**Exercise goal:** Exactly as written, write out the lines below from the first to the one containing "from matplotlib.patches import Rectangle", inclusive. Pictures do not belong in the copy.

* BEGIN *

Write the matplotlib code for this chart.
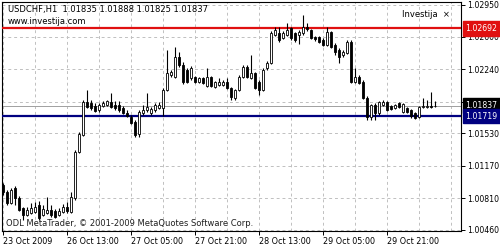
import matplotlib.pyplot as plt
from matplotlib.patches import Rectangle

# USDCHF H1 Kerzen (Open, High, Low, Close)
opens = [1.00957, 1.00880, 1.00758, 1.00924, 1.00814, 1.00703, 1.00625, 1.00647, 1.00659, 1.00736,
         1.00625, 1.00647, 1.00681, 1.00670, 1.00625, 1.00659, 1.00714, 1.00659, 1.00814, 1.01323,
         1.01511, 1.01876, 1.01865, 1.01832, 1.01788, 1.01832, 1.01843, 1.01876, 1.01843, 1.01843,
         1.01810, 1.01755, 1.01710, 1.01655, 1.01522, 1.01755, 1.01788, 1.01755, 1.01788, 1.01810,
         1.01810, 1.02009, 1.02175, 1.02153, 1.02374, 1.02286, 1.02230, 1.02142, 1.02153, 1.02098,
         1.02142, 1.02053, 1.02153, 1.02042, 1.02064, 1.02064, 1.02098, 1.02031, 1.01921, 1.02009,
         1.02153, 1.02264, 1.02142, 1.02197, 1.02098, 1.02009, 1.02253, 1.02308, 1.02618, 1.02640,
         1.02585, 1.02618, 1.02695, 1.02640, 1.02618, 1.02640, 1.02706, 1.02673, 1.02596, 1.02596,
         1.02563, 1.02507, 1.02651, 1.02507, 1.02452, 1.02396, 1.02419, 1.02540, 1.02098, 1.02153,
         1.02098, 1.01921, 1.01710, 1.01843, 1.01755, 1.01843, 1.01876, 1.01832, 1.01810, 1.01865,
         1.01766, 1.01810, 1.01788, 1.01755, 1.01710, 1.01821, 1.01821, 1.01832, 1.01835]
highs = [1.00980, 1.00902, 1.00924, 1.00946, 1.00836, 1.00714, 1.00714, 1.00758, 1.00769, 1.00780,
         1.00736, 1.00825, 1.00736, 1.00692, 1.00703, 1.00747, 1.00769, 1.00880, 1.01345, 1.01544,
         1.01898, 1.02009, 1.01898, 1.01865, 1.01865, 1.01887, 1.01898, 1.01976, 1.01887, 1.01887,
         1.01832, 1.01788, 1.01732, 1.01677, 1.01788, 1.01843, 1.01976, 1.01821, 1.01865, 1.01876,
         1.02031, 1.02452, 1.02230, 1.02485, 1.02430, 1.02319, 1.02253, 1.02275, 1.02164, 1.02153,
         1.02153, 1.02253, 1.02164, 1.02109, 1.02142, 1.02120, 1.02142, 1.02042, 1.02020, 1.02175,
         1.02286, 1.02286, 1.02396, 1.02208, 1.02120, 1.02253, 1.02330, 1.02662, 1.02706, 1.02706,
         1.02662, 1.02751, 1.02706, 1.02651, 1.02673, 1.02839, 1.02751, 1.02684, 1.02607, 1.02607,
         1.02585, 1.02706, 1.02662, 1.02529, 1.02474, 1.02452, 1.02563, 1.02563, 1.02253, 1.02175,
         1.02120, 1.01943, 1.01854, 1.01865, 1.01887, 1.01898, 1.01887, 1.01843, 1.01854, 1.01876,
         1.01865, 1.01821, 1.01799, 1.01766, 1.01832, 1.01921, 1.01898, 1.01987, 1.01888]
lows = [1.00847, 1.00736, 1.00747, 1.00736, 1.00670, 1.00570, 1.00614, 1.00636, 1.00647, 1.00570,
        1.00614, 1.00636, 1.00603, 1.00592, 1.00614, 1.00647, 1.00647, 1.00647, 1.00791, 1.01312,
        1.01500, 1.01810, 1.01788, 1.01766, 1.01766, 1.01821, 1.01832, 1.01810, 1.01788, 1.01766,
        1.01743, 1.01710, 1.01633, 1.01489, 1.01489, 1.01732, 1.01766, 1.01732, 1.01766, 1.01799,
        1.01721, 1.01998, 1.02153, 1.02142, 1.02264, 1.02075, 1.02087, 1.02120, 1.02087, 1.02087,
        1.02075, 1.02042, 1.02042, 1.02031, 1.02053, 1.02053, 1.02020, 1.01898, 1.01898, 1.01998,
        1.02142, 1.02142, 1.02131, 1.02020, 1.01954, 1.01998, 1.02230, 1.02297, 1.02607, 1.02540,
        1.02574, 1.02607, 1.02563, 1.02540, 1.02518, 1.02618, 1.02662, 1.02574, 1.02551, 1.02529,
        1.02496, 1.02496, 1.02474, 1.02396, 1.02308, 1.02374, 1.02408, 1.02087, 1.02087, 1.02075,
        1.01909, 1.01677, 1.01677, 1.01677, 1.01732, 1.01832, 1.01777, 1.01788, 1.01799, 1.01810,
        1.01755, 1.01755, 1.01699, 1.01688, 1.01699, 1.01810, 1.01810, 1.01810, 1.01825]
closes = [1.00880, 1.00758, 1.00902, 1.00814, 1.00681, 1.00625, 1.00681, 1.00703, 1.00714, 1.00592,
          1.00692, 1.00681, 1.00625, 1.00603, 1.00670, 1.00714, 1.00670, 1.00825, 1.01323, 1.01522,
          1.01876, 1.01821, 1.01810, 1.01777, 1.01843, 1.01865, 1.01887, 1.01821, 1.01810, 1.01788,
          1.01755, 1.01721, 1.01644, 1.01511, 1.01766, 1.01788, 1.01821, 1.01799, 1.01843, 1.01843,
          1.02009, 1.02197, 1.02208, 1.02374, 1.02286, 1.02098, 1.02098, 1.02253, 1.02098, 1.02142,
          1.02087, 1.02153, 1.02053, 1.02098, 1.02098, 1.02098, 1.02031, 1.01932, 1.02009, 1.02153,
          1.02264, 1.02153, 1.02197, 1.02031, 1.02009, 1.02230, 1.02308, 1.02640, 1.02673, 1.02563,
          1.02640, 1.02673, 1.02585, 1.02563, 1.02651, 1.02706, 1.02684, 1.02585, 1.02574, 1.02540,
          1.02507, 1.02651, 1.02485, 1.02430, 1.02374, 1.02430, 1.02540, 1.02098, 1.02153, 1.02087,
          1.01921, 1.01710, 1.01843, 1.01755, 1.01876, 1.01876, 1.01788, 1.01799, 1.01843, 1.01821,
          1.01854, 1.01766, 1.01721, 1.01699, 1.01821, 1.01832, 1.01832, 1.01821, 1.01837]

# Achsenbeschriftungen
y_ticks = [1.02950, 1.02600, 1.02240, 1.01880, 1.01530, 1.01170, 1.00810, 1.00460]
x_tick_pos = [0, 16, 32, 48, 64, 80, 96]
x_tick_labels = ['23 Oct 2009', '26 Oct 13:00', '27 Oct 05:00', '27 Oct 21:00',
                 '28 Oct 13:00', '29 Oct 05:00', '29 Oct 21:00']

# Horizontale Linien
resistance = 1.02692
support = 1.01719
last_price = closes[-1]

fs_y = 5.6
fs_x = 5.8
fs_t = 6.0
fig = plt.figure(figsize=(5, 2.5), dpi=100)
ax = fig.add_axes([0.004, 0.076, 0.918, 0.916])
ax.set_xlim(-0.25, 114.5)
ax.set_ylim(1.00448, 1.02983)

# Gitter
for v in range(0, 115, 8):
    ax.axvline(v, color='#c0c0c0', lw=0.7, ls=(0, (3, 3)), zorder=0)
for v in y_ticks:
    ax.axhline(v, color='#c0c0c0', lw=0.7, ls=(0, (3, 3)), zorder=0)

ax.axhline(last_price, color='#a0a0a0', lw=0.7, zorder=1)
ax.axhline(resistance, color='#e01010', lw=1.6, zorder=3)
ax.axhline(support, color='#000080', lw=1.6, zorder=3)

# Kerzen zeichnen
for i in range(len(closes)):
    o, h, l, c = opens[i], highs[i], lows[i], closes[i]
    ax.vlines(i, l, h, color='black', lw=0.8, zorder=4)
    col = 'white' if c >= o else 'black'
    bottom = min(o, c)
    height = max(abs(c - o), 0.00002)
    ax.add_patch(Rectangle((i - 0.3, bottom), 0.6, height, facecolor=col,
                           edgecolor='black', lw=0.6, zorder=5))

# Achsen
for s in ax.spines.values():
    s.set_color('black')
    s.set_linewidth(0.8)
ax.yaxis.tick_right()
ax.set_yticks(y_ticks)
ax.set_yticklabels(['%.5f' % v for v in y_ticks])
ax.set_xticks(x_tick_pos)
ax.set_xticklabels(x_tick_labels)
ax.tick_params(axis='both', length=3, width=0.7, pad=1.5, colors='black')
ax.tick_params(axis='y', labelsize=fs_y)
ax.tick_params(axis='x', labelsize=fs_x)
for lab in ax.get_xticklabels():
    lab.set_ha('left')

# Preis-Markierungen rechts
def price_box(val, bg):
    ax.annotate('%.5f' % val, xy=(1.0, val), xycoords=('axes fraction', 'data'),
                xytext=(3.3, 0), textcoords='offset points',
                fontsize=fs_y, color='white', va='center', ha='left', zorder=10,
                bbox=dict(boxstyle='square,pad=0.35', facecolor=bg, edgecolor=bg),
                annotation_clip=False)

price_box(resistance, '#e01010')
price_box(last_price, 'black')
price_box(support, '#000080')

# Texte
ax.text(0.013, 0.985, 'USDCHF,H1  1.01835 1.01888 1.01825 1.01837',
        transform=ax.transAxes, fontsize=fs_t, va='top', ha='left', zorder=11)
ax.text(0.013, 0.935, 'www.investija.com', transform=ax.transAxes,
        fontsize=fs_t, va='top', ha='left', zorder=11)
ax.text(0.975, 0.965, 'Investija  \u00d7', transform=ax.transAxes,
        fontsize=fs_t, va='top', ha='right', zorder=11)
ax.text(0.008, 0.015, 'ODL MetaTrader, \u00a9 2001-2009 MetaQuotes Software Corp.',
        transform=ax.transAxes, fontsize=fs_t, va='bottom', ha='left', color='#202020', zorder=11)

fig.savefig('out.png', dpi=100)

* END *

**Reply to the exercise:**
Write the matplotlib code for this chart.
import matplotlib.pyplot as plt
from matplotlib.patches import Rectangle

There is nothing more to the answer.